▶ [REQUIREMENT]: Copy only what lies from the line containing "Write the Apache ECharts code for this chart." through the line containing "var myChart = echarts.init(chartDom);" in the entries below, keeping both end lines exact and dropping every picture.

▶ [RAW DATA]:
|---|
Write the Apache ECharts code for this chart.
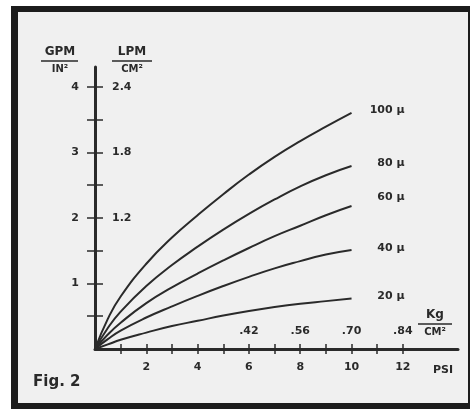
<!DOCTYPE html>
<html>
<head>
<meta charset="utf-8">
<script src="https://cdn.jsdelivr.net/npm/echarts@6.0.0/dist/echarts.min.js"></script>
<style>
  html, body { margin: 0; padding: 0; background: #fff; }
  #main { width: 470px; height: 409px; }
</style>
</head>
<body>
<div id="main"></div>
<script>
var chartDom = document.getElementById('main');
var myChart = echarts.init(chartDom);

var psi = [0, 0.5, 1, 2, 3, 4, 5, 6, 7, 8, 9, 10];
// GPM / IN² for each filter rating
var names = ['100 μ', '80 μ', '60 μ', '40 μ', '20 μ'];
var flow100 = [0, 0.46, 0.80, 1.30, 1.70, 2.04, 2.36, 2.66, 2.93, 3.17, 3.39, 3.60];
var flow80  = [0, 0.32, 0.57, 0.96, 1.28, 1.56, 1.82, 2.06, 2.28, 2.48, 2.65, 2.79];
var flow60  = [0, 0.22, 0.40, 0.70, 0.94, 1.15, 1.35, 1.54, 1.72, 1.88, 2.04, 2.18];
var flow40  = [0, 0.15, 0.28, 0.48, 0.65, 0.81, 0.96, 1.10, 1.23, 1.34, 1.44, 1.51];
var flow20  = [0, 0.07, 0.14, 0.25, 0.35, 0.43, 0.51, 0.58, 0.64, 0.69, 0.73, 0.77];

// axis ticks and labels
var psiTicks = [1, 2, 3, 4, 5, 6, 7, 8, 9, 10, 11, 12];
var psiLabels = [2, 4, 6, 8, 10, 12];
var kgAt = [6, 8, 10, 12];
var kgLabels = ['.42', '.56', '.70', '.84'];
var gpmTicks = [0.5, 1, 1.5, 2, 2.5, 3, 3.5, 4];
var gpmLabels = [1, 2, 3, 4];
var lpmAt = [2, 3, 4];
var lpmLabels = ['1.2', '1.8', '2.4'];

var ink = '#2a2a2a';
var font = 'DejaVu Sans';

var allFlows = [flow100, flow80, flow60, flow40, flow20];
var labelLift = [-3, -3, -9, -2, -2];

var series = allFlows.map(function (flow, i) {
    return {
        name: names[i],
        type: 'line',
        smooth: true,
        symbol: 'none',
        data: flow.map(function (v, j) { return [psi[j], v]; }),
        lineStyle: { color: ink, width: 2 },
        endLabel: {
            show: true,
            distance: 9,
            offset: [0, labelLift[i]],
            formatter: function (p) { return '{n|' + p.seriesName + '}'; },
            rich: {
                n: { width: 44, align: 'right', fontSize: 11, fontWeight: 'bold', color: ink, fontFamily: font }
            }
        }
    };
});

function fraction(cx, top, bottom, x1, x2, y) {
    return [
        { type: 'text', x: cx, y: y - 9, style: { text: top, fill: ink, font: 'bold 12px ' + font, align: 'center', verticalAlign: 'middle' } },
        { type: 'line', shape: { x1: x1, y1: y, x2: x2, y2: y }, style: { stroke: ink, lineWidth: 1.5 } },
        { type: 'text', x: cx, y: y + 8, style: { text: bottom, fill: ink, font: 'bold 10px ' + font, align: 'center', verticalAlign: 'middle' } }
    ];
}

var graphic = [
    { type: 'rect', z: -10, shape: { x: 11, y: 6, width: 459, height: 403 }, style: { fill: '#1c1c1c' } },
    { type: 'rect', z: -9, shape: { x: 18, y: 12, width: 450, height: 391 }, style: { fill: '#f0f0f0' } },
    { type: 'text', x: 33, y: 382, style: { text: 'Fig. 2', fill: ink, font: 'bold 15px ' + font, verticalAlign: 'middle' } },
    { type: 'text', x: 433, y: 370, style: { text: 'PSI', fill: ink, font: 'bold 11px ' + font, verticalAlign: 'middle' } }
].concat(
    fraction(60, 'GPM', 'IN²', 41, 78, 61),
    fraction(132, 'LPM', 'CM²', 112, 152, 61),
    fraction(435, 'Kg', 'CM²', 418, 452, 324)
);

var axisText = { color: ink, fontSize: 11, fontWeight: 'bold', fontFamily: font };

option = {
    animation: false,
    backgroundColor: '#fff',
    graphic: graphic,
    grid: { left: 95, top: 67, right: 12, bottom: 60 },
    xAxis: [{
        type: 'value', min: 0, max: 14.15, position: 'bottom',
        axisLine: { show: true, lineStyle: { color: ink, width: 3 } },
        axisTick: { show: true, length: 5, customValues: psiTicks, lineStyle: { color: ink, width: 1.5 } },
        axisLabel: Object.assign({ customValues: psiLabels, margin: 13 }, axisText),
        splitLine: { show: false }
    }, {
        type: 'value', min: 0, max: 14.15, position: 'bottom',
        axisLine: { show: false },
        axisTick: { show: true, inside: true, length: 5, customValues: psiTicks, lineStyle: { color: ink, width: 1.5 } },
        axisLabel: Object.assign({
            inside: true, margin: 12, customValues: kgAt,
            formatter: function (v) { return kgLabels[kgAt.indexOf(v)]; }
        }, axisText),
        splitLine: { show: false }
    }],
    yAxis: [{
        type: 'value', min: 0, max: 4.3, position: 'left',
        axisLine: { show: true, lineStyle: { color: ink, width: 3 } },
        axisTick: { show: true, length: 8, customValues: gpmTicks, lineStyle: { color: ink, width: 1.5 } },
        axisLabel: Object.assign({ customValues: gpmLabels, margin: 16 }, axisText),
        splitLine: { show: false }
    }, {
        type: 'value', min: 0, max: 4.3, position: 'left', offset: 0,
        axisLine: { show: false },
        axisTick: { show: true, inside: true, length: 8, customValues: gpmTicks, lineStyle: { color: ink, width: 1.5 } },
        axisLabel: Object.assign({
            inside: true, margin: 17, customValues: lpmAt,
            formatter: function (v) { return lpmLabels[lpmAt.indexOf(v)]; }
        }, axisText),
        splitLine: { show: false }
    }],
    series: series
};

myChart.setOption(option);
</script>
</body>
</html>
|---|
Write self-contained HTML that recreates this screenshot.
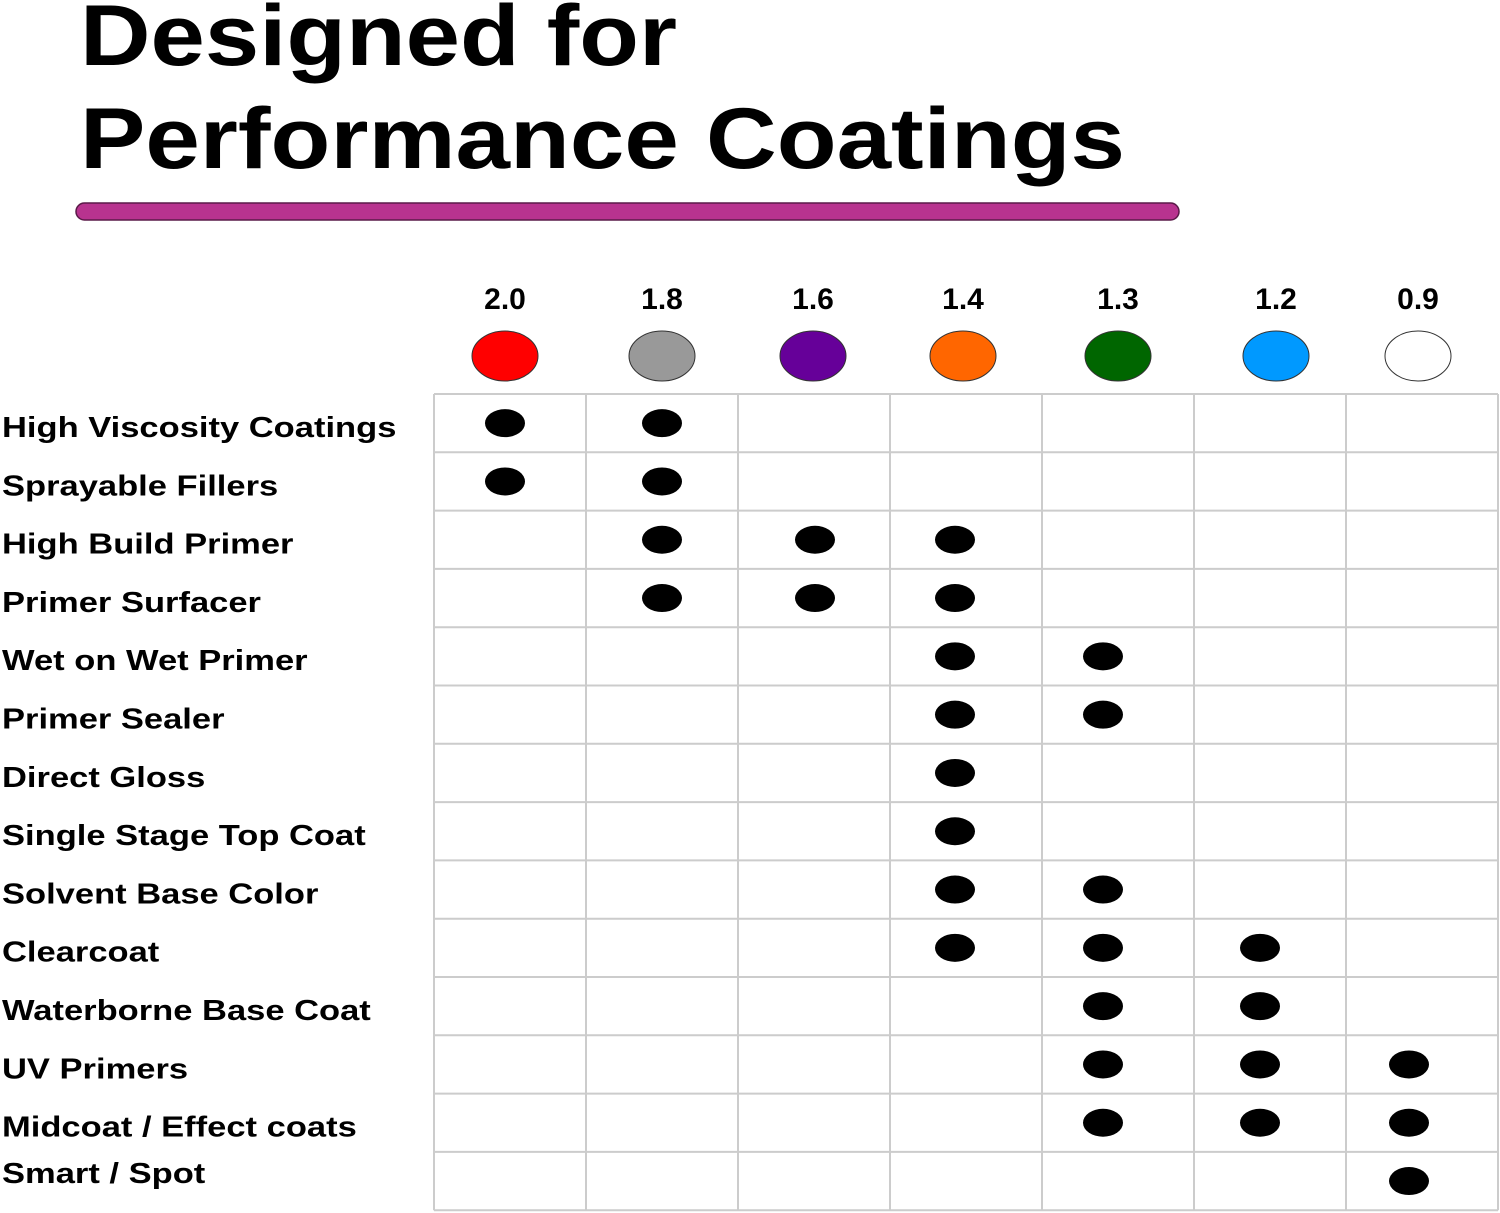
|---|
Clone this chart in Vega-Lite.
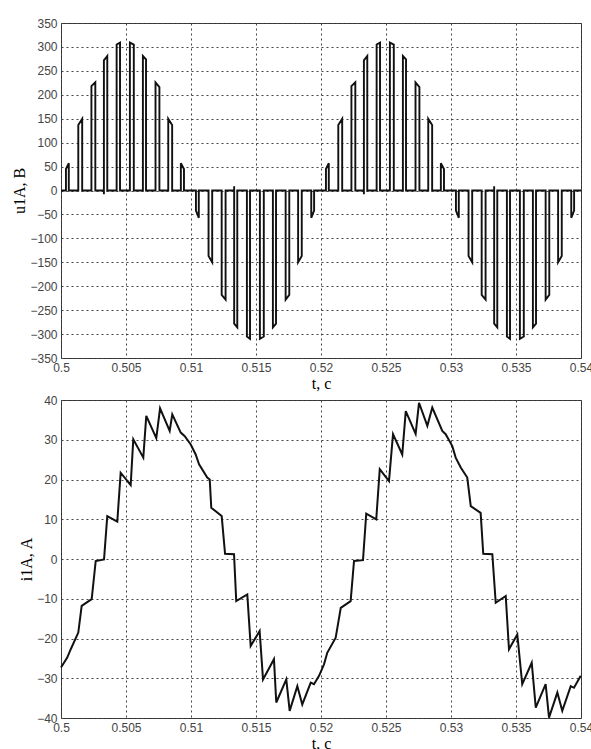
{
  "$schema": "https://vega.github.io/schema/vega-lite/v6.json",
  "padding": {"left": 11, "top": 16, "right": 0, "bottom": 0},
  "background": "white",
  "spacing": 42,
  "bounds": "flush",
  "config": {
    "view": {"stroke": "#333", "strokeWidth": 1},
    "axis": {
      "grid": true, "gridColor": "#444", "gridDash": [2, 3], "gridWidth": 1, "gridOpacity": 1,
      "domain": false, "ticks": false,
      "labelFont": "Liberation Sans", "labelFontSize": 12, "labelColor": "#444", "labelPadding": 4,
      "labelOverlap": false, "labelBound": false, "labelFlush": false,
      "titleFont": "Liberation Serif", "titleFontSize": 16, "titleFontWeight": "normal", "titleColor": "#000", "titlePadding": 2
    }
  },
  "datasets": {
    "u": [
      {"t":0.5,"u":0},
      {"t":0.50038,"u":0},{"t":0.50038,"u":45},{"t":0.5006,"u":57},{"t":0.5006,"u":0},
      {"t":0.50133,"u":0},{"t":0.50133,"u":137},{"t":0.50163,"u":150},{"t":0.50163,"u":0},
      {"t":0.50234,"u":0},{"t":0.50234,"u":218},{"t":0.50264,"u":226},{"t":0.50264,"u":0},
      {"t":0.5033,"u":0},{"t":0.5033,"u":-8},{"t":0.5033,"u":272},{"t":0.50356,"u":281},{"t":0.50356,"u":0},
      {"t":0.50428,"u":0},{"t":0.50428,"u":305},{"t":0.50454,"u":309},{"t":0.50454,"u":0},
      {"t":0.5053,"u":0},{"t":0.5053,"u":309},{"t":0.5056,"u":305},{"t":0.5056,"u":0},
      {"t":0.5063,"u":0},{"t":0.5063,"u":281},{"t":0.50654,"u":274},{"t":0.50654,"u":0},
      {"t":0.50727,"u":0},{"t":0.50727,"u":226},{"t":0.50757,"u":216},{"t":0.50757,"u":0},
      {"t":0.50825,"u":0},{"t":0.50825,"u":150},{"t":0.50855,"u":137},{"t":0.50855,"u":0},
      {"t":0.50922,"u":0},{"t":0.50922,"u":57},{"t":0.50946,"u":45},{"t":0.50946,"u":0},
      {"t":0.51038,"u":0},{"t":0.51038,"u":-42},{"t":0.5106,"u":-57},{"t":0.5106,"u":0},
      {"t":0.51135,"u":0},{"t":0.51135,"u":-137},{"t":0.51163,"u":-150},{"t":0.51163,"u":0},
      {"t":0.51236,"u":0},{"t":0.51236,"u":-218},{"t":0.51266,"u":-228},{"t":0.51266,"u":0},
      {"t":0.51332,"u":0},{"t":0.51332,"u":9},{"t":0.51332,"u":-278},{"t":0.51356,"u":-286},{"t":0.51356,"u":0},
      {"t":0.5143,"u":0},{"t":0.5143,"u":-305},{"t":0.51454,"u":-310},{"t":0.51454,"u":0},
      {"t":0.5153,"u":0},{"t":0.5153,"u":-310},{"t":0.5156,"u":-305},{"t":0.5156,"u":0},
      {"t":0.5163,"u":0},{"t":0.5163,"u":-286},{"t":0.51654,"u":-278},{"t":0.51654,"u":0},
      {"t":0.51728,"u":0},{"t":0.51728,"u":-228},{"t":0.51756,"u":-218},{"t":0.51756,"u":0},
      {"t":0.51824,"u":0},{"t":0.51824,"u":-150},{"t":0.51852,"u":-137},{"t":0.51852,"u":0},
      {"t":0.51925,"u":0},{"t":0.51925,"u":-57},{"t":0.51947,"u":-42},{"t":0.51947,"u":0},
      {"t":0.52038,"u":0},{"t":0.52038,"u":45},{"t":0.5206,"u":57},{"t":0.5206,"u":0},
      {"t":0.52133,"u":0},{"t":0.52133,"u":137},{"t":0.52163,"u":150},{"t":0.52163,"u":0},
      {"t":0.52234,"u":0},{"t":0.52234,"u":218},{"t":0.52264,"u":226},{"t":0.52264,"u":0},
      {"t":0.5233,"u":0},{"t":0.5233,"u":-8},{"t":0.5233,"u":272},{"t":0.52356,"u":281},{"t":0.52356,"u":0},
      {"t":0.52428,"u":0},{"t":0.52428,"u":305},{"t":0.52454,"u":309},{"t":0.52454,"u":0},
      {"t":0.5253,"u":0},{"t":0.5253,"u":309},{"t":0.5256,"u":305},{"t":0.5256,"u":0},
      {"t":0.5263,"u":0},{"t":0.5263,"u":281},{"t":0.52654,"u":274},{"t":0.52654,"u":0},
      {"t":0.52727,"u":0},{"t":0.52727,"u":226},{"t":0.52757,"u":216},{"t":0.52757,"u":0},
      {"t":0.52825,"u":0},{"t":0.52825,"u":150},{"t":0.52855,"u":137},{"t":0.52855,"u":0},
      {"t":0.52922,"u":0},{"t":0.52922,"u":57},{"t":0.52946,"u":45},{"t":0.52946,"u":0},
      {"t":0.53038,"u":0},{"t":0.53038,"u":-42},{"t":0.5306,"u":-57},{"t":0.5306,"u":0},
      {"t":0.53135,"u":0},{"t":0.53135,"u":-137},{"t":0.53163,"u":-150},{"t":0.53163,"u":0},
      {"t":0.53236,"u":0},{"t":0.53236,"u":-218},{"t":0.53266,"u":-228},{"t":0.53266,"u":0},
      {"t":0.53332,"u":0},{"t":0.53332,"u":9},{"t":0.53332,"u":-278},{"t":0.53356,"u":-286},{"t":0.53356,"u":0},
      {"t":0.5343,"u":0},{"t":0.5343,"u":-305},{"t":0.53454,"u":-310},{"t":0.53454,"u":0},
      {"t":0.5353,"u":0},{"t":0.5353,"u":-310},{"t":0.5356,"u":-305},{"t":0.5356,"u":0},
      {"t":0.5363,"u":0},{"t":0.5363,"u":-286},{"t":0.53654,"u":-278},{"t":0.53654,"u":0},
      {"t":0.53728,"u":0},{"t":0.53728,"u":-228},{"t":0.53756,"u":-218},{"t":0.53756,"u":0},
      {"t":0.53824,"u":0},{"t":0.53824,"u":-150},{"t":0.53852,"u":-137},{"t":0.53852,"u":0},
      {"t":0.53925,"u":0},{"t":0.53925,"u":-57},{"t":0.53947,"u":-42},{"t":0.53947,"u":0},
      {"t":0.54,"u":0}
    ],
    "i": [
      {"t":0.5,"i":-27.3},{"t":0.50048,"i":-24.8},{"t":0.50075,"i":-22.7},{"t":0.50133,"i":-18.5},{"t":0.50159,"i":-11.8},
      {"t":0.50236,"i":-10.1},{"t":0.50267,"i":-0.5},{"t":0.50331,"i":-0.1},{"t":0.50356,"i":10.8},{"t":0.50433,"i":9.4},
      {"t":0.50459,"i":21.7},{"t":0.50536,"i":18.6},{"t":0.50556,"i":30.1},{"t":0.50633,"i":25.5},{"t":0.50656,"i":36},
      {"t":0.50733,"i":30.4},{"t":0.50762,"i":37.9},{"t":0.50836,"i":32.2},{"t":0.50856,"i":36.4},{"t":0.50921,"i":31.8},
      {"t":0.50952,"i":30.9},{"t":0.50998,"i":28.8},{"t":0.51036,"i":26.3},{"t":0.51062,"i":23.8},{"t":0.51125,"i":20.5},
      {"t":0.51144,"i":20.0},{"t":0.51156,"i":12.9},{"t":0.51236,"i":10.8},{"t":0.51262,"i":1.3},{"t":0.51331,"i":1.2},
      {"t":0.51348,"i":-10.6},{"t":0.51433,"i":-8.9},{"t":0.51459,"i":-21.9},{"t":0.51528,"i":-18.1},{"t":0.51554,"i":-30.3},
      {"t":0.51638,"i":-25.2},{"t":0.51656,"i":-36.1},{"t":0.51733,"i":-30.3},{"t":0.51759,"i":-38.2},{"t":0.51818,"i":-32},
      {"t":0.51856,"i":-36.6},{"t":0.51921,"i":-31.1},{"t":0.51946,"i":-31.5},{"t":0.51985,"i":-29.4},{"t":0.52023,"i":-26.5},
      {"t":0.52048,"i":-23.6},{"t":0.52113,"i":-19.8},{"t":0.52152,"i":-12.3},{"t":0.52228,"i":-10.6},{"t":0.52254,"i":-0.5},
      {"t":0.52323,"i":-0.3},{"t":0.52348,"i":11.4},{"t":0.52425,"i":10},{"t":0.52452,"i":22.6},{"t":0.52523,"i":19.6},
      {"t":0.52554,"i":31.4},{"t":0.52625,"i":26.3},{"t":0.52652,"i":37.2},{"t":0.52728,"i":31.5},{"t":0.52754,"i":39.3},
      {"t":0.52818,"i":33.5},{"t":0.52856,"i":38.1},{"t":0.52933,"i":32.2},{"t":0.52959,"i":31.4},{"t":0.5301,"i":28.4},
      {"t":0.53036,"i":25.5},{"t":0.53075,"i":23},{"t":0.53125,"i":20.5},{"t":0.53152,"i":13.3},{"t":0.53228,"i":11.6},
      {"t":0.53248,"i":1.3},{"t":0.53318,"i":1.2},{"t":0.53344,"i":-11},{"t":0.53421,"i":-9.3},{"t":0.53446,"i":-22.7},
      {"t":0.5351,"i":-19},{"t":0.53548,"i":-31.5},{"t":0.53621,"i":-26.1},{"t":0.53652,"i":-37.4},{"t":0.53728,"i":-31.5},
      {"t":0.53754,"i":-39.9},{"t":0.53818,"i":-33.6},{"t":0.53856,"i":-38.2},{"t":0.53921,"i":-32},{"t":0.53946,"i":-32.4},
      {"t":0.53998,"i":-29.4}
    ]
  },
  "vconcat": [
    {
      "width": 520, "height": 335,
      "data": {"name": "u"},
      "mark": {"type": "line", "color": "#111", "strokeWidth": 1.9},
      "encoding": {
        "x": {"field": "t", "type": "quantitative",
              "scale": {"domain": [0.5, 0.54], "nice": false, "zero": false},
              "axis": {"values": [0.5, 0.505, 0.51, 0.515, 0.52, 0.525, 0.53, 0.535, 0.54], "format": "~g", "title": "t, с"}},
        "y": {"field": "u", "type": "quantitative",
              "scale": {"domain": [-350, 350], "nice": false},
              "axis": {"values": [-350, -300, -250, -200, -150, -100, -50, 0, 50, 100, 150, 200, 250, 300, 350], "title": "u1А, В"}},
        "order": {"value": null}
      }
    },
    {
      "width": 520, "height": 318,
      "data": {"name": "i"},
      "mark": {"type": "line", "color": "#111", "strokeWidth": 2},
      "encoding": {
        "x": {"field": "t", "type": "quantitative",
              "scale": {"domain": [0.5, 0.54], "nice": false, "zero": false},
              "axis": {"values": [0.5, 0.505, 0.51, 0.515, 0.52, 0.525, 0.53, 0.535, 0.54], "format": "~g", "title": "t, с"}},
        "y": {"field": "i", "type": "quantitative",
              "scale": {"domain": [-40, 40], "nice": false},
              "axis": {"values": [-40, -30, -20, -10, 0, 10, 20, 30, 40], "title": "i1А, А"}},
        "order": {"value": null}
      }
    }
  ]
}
|---|
▶ [FULL ANSWER]:
Write the Apache ECharts code for this chart.
<!DOCTYPE html>
<html>
<head>
<meta charset="utf-8">
<script src="https://cdn.jsdelivr.net/npm/echarts@6.0.0/dist/echarts.min.js"></script>
<style>
  html, body { margin: 0; padding: 0; background: #fff; }
  #main { width: 470px; height: 409px; }
</style>
</head>
<body>
<div id="main"></div>
<script>
var chartDom = document.getElementById('main');
var myChart = echarts.init(chartDom);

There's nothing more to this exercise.